> [What is being asked]:
Copy all the entries below exactly, but not the pictures.

> [Raw records]:
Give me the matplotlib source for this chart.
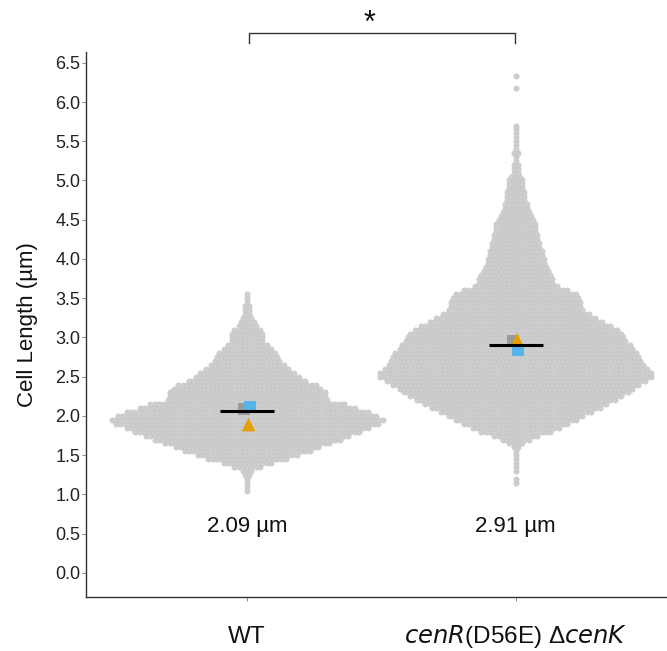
import numpy as np
import matplotlib
matplotlib.use("Agg")
import matplotlib.pyplot as plt

plt.rcParams['font.family'] = ['Liberation Sans', 'DejaVu Sans']

# ---------------- data ----------------
categories = ["WT", "cenR(D56E) ΔcenK"]

# beeswarm rows: number of cells in each 0.05 µm row
wt_row_start = 1.05
wt_row_counts = [1, 1, 1, 1, 2, 3, 7, 12, 19, 24, 30, 34, 39, 44, 48, 53, 57, 62, 64, 61,
                 57, 51, 46, 38, 37, 37, 35, 33, 28, 25, 23, 20, 18, 16, 15, 14, 12, 10, 8, 8,
                 8, 7, 5, 4, 3, 2, 2, 2, 1, 1, 1]

mut_row_start = 1.15
mut_row_counts = [1, 1, 0, 1, 1, 1, 1, 1, 1, 2, 4, 7, 11, 17, 21, 25, 29, 32, 36, 40,
                  43, 47, 50, 53, 55, 58, 61, 64, 64, 62, 60, 59, 58, 57, 55, 54, 52, 51, 50, 48,
                  45, 41, 38, 35, 32, 31, 31, 30, 29, 25, 20, 18, 18, 17, 16, 15, 14, 14, 13, 13,
                  12, 12, 11, 11, 10, 10, 10, 9, 8, 7, 6, 6, 5, 5, 5, 4, 4, 4, 3, 2,
                  2, 2, 1, 1, 2, 1, 1, 1, 1, 1, 1, 1]
mut_outliers = [6.18, 6.33]

row_step = 0.05

medians = [2.06, 2.91]
rep_square = [2.11, 2.84]     # replicate 1 (blue)
rep_triangle = [1.89, 2.97]   # replicate 2 (orange)
rep_grey = [2.09, 2.95]       # replicate 3 (grey)
mean_labels = ["2.09 µm", "2.91 µm"]
significance = "*"

# ---------------- figure ----------------
W, H = 6.67, 6.51
fig = plt.figure(figsize=(W, H), dpi=100)
ax_l, ax_b, ax_w, ax_h = 86 / 667, 1 - 597 / 651, (667 - 86) / 667, (597 - 52) / 651
ax = fig.add_axes([ax_l, ax_b, ax_w, ax_h])
xlim = (-0.6, 1.563)
ylim = (-0.306, 6.637)
ax.set_xlim(*xlim)
ax.set_ylim(*ylim)

dx_px = 4.3
dx = dx_px * (xlim[1] - xlim[0]) / (ax_w * W * 100)

dot_color = "#cecece"


def swarm(xc, start, counts, extra=()):
    xs, ys = [], []
    for i, n in enumerate(counts):
        v = start + i * row_step
        offs = (np.arange(n) - (n - 1) / 2.0) * dx
        xs.extend(xc + offs)
        ys.extend([v] * n)
    for v in extra:
        xs.append(xc)
        ys.append(v)
    ax.scatter(xs, ys, s=15, color=dot_color, edgecolors="#c2c2c2", linewidths=0.3, zorder=2)


swarm(0, wt_row_start, wt_row_counts)
swarm(1, mut_row_start, mut_row_counts, mut_outliers)

xpos = np.arange(len(categories))
ax.scatter(xpos - 0.012, rep_grey, marker="s", s=75, color="#9a9a9a", edgecolors="none", zorder=3)
ax.scatter(xpos + 0.01, rep_square, marker="s", s=75, color="#56b4e9", edgecolors="none", zorder=4)
ax.scatter(xpos + 0.005, rep_triangle, marker="^", s=95, color="#e69f00", edgecolors="none", zorder=4)
for x, m in zip(xpos, medians):
    ax.plot([x - 0.1, x + 0.1], [m, m], color="black", lw=2.2, zorder=5, solid_capstyle="butt")

for x, t in zip(xpos, mean_labels):
    ax.text(x, 0.59, t, ha="center", va="center", fontsize=16, color="#111111")

# significance bracket
ax.plot([0.007, 0.007, 0.997, 0.997], [6.75, 6.88, 6.88, 6.75], color="#333333", lw=1.0,
        clip_on=False)
ax.text(0.454, 7.0, significance, ha="center", va="center", fontsize=22, color="#111111",
        clip_on=False)

# axes styling
for s in ["top", "right"]:
    ax.spines[s].set_visible(False)
for s in ["left", "bottom"]:
    ax.spines[s].set_color("#333333")
    ax.spines[s].set_linewidth(1.0)

yt = np.arange(0, 6.51, 0.5)
ax.set_yticks(yt)
ax.set_yticklabels([f"{v:.1f}" for v in yt])
ax.tick_params(axis="y", length=3, width=0.6, color="#777777", pad=1, labelsize=13,
               labelcolor="#222222")
ax.set_xticks(xpos)
ax.set_xticklabels([])
ax.tick_params(axis="x", length=3, width=0.6, color="#777777")

ax.text(0, -0.81, "WT", ha="center", va="center", fontsize=17.5, color="#111111")
ax.text(1, -0.81, r"$\it{cenR}$(D56E) Δ$\it{cenK}$", ha="center", va="center", fontsize=17.5,
        color="#111111")

ax.set_ylabel("Cell Length (µm)", fontsize=16, color="#111111")
ax.yaxis.set_label_coords(-(86 - 38) / (ax_w * 667), 0.5)

fig.savefig("out.png", dpi=100)
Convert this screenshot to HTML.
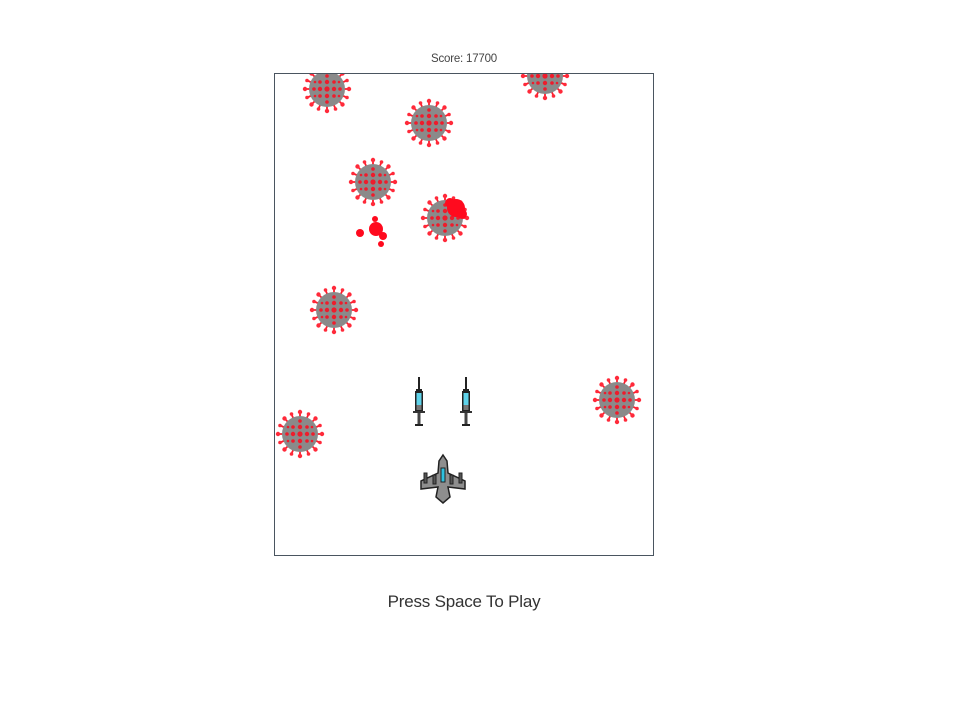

> [Worked answer]:
Give me the matplotlib source for this chart.
import numpy as np
import matplotlib
matplotlib.use("Agg")
import matplotlib.pyplot as plt

plt.rcParams['font.family'] = ['Liberation Sans', 'DejaVu Sans']

# ---------------- data ----------------
categories = ["WT", "cenR(D56E) ΔcenK"]

# beeswarm rows: number of cells in each 0.05 µm row
wt_row_start = 1.05
wt_row_counts = [1, 1, 1, 1, 2, 3, 7, 12, 19, 24, 30, 34, 39, 44, 48, 53, 57, 62, 64, 61,
                 57, 51, 46, 38, 37, 37, 35, 33, 28, 25, 23, 20, 18, 16, 15, 14, 12, 10, 8, 8,
                 8, 7, 5, 4, 3, 2, 2, 2, 1, 1, 1]

mut_row_start = 1.15
mut_row_counts = [1, 1, 0, 1, 1, 1, 1, 1, 1, 2, 4, 7, 11, 17, 21, 25, 29, 32, 36, 40,
                  43, 47, 50, 53, 55, 58, 61, 64, 64, 62, 60, 59, 58, 57, 55, 54, 52, 51, 50, 48,
                  45, 41, 38, 35, 32, 31, 31, 30, 29, 25, 20, 18, 18, 17, 16, 15, 14, 14, 13, 13,
                  12, 12, 11, 11, 10, 10, 10, 9, 8, 7, 6, 6, 5, 5, 5, 4, 4, 4, 3, 2,
                  2, 2, 1, 1, 2, 1, 1, 1, 1, 1, 1, 1]
mut_outliers = [6.18, 6.33]

row_step = 0.05

medians = [2.06, 2.91]
rep_square = [2.11, 2.84]     # replicate 1 (blue)
rep_triangle = [1.89, 2.97]   # replicate 2 (orange)
rep_grey = [2.09, 2.95]       # replicate 3 (grey)
mean_labels = ["2.09 µm", "2.91 µm"]
significance = "*"

# ---------------- figure ----------------
W, H = 6.67, 6.51
fig = plt.figure(figsize=(W, H), dpi=100)
ax_l, ax_b, ax_w, ax_h = 86 / 667, 1 - 597 / 651, (667 - 86) / 667, (597 - 52) / 651
ax = fig.add_axes([ax_l, ax_b, ax_w, ax_h])
xlim = (-0.6, 1.563)
ylim = (-0.306, 6.637)
ax.set_xlim(*xlim)
ax.set_ylim(*ylim)

dx_px = 4.3
dx = dx_px * (xlim[1] - xlim[0]) / (ax_w * W * 100)

dot_color = "#cecece"


def swarm(xc, start, counts, extra=()):
    xs, ys = [], []
    for i, n in enumerate(counts):
        v = start + i * row_step
        offs = (np.arange(n) - (n - 1) / 2.0) * dx
        xs.extend(xc + offs)
        ys.extend([v] * n)
    for v in extra:
        xs.append(xc)
        ys.append(v)
    ax.scatter(xs, ys, s=15, color=dot_color, edgecolors="#c2c2c2", linewidths=0.3, zorder=2)


swarm(0, wt_row_start, wt_row_counts)
swarm(1, mut_row_start, mut_row_counts, mut_outliers)

xpos = np.arange(len(categories))
ax.scatter(xpos - 0.012, rep_grey, marker="s", s=75, color="#9a9a9a", edgecolors="none", zorder=3)
ax.scatter(xpos + 0.01, rep_square, marker="s", s=75, color="#56b4e9", edgecolors="none", zorder=4)
ax.scatter(xpos + 0.005, rep_triangle, marker="^", s=95, color="#e69f00", edgecolors="none", zorder=4)
for x, m in zip(xpos, medians):
    ax.plot([x - 0.1, x + 0.1], [m, m], color="black", lw=2.2, zorder=5, solid_capstyle="butt")

for x, t in zip(xpos, mean_labels):
    ax.text(x, 0.59, t, ha="center", va="center", fontsize=16, color="#111111")

# significance bracket
ax.plot([0.007, 0.007, 0.997, 0.997], [6.75, 6.88, 6.88, 6.75], color="#333333", lw=1.0,
        clip_on=False)
ax.text(0.454, 7.0, significance, ha="center", va="center", fontsize=22, color="#111111",
        clip_on=False)

# axes styling
for s in ["top", "right"]:
    ax.spines[s].set_visible(False)
for s in ["left", "bottom"]:
    ax.spines[s].set_color("#333333")
    ax.spines[s].set_linewidth(1.0)

yt = np.arange(0, 6.51, 0.5)
ax.set_yticks(yt)
ax.set_yticklabels([f"{v:.1f}" for v in yt])
ax.tick_params(axis="y", length=3, width=0.6, color="#777777", pad=1, labelsize=13,
               labelcolor="#222222")
ax.set_xticks(xpos)
ax.set_xticklabels([])
ax.tick_params(axis="x", length=3, width=0.6, color="#777777")

ax.text(0, -0.81, "WT", ha="center", va="center", fontsize=17.5, color="#111111")
ax.text(1, -0.81, r"$\it{cenR}$(D56E) Δ$\it{cenK}$", ha="center", va="center", fontsize=17.5,
        color="#111111")

ax.set_ylabel("Cell Length (µm)", fontsize=16, color="#111111")
ax.yaxis.set_label_coords(-(86 - 38) / (ax_w * 667), 0.5)

fig.savefig("out.png", dpi=100)
Convert this screenshot to HTML.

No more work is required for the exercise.